In a recent discussion about the Monster Hunter International series I started musing about why certain characters don’t interest me as much as others. The phrase I came up with was “a sense of moral peril” and I want to expound on it here.
Stories are driven by uncertainty. You keep reading to find out what is going to happen–and I think that’s true even when it’s a book that you’ve read before. Narrative tension is caused by the plausibility of undesired outcomes, and good writing paints a picture of what could happen, even when you know that it doesn’t.
Physical peril is relatively simple to define–the characters that you identify with are in danger of death, injury, and loss of what they hold dear.

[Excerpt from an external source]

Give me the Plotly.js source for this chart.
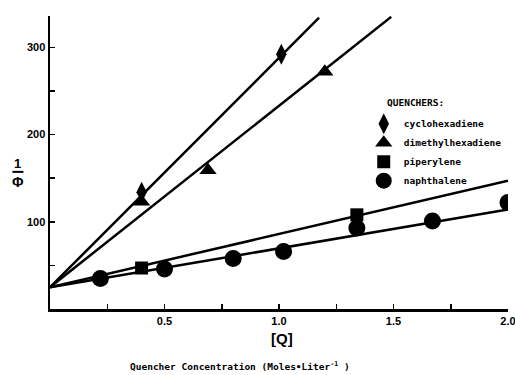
<!DOCTYPE html>
<html>
<head>
<meta charset="utf-8">
<script src="https://cdn.plot.ly/plotly-3.0.1.min.js"></script>
<style>html,body{margin:0;padding:0;background:#fff;}#chart{width:515px;height:375px;}</style>
</head>
<body>
<div id="chart"></div>
<script>
// Data
const seriesNames = ['cyclohexadiene', 'dimethylhexadiene', 'piperylene', 'naphthalene'];
const cyclohexadieneX = [0.4, 1.01];
const cyclohexadieneY = [134, 292];
const dimethylhexadieneX = [0.4, 0.69, 1.2];
const dimethylhexadieneY = [123, 159, 272];
const piperyleneX = [0.4, 1.34];
const piperyleneY = [47, 108];
const naphthaleneX = [0.22, 0.5, 0.8, 1.02, 1.34, 1.67, 2.0];
const naphthaleneY = [35, 46, 58, 66, 93, 101, 122];
// fitted straight lines (start, end)
const cyclohexadieneFitX = [0, 1.175];
const cyclohexadieneFitY = [25, 334];
const dimethylhexadieneFitX = [0, 1.49];
const dimethylhexadieneFitY = [25, 335];
const piperyleneFitX = [0, 2.0];
const piperyleneFitY = [25, 147];
const naphthaleneFitX = [0, 2.0];
const naphthaleneFitY = [25, 114];
// ticks
const xTickVals = [0.25, 0.5, 0.75, 1.0, 1.25, 1.5, 1.75, 2.0];
const xTickText = ['', '0.5', '', '1.0', '', '1.5', '', '2.0'];
const yTickVals = [50, 100, 150, 200, 250, 300];
const yTickText = ['', '100', '', '200', '', '300'];

const lineStyle = {color: '#000', width: 2.5};
function fit(x, y) {
  return {x: x, y: y, mode: 'lines', line: lineStyle, showlegend: false, hoverinfo: 'skip'};
}
const traces = [
  fit(cyclohexadieneFitX, cyclohexadieneFitY),
  fit(dimethylhexadieneFitX, dimethylhexadieneFitY),
  fit(piperyleneFitX, piperyleneFitY),
  fit(naphthaleneFitX, naphthaleneFitY),
  {x: cyclohexadieneX, y: cyclohexadieneY, name: seriesNames[0], mode: 'markers',
   marker: {symbol: 'diamond-tall', size: 15, color: '#000'}},
  {x: dimethylhexadieneX, y: dimethylhexadieneY, name: seriesNames[1], mode: 'markers',
   marker: {symbol: 'triangle-up', size: 15, color: '#000'}},
  {x: piperyleneX, y: piperyleneY, name: seriesNames[2], mode: 'markers',
   marker: {symbol: 'square', size: 13, color: '#000'}},
  {x: naphthaleneX, y: naphthaleneY, name: seriesNames[3], mode: 'markers',
   marker: {symbol: 'circle', size: 17, color: '#000'}}
];

const mono = 'DejaVu Sans Mono, monospace';
const layout = {
  width: 515, height: 375,
  margin: {l: 50, r: 7, t: 16, b: 66},
  paper_bgcolor: '#fff', plot_bgcolor: '#fff',
  font: {family: 'Liberation Sans, Arial, sans-serif', color: '#000'},
  xaxis: {
    range: [0, 2.0], showgrid: false, zeroline: false, automargin: false,
    showline: true, linecolor: '#000', linewidth: 2.5,
    ticks: 'inside', ticklen: 5, tickwidth: 1.5, tickcolor: '#000',
    tickvals: xTickVals, ticktext: xTickText, ticklabeloverflow: 'allow',
    tickfont: {size: 11, weight: 'bold', family: 'Liberation Sans, Arial, sans-serif'}
  },
  yaxis: {
    range: [0, 336], showgrid: false, zeroline: false, automargin: false,
    showline: true, linecolor: '#000', linewidth: 2.5,
    ticks: 'inside', ticklen: 5, tickwidth: 1.5, tickcolor: '#000',
    tickvals: yTickVals, ticktext: yTickText,
    tickfont: {size: 11, weight: 'bold', family: 'Liberation Sans, Arial, sans-serif'}
  },
  showlegend: true,
  legend: {
    x: 0.685, y: 0.682, xanchor: 'left', yanchor: 'top',
    bgcolor: 'rgba(0,0,0,0)', borderwidth: 0,
    itemwidth: 30, tracegroupgap: 0,
    font: {family: mono, size: 9.5, weight: 'bold'}
  },
  annotations: [
    {xref: 'paper', yref: 'paper', x: 0.731, y: 0.706, yanchor: 'middle', xanchor: 'left',
     text: '<b>QUENCHERS:</b>', showarrow: false, font: {size: 9.5, family: mono}},
    {xref: 'paper', yref: 'paper', x: 0.507, y: -0.099, yanchor: 'middle', xanchor: 'center',
     text: '<b>[Q]</b>', showarrow: false, font: {size: 15}},
    {xref: 'paper', yref: 'paper', x: 0.415, y: -0.195, yanchor: 'middle', xanchor: 'center',
     text: '<b>Quencher Concentration (Moles•Liter<sup>-1</sup> )</b>', showarrow: false,
     font: {size: 9.5, family: mono}},
    {xref: 'paper', yref: 'paper', x: -0.07, y: 0.498, yanchor: 'middle', xanchor: 'center',
     text: '<b>1</b>', showarrow: false, font: {size: 13}},
    {xref: 'paper', yref: 'paper', x: -0.07, y: 0.433, yanchor: 'middle', xanchor: 'center',
     text: '<b>Φ</b>', showarrow: false, font: {size: 14}}
  ],
  shapes: [
    {type: 'line', xref: 'paper', yref: 'paper', x0: -0.082, x1: -0.058, y0: 0.468, y1: 0.468,
     line: {color: '#000', width: 2}}
  ]
};

Plotly.newPlot('chart', traces, layout, {staticPlot: true, displayModeBar: false});
</script>
</body>
</html>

Moral peril is more complicated, it refers to the danger to a character’s sense of self–to her or his soul, if you will.
Heroic fiction tends to be Calvinist. There are good guys and bad guys, and the good guys are destined to be good, the bad guys destined to be bad. There is a risk that the good guys may fail, but if they die they die as heroes.
I prefer a more ambiguous cosmos. The most interesting protagonists, I feel, are those who face the risk not only of failing, but of turning from good guys into bad guys. This is not to say that I want the protagonist to choose evil, any more than I want the protagonist to fail to stop the doomsday device.
I don’t want the world to end. I want the world to be in danger and be saved. In the same way I don’t want to protagonists to lose their souls, but I want to know that they could. It is in the risking of something that its value is most keenly felt.
What gives a story that sense of moral peril? There are likely as many ways to lose your soul as there are to lose your life, but I think the simplest ones come down to a conflict of ends and means. The classic conflict is when a character believes that the only way to achieve a goal that she knows is good (stopping the doomsday device) is to do something that she knows is bad (torturing a prisoner for information).
The road to Hell, it is said, is paved with good intentions. The best protagonists, in my opinion, are those who follow the very best of intentions down that dark road only to realize–almost but not quite too late–where they are heading.
The technical issues involved in constructing a narrative based on a creditable threat of damnation are another issue entirely. That’s another post that I will have to write another time.